Over 9,000 miles in just over a month.
Just changing the oil, and driving!
Anyone that says that urq's are not reliable...I beg to differ.
This the second time the car has been driven across the country in 3 years without any trouble.
Just one situation of driving the car at speed in 110 degree heat in the desert. After shutting the car down, the starter must have had heat-soak as the car didn't turn over until I waited nervously for 10 minuets.
Then vroom! 
A small trace of vapor lock (these cars are famous for) but on just one cylinder. It always cleared up with a blip of the throttle. Before leaving the parking space.
Pictures of the trip will be added to this post eventually.

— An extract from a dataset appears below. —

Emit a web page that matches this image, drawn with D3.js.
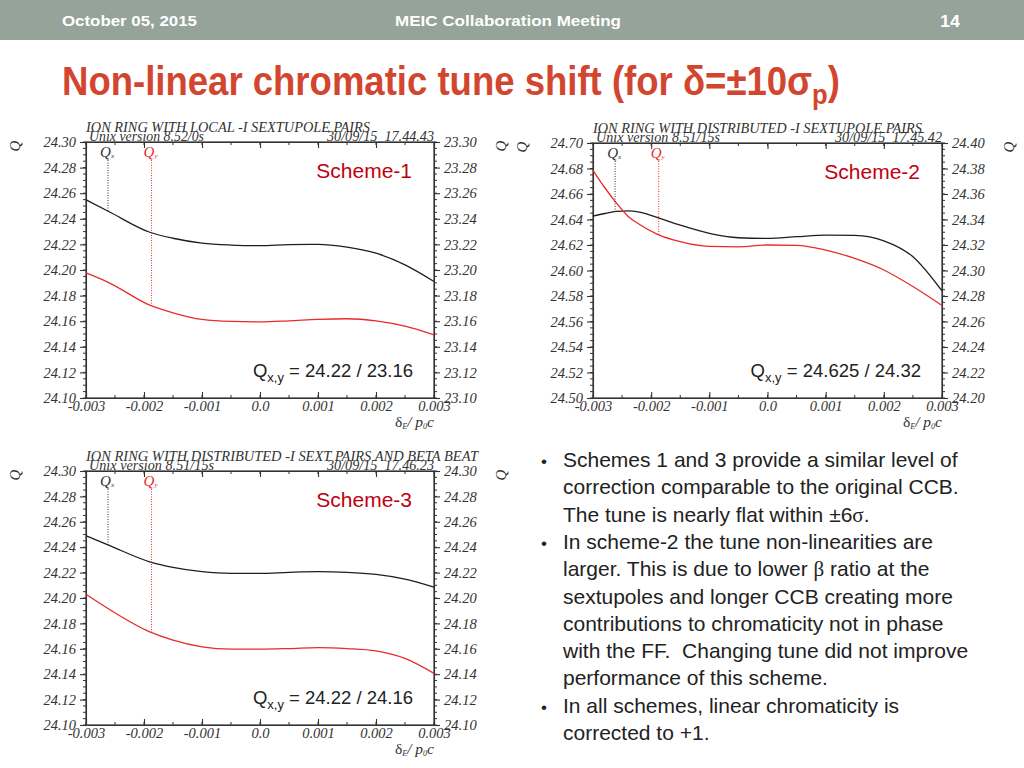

_Modified by Sepp at 5:20 PM 9-4-2007_


----------



## Fusilier (Apr 17, 2004)

*Re: I'm officially back....if anyone missed me..... (Sepp)*

excellent...
Maybe a heat shield on the starter? IIRC the rally car has a heat shield or wrap on the starter motor facing the turbo. On a 10V all that is packed much tighter so its even more important.


----------



## Sepp (Dec 10, 2002)

*Re: I'm officially back....if anyone missed me..... (Fusilier)*

That's a plan.. Normally, luckily the car dosen't encounter that type of extreme enviornment.
thanks!


----------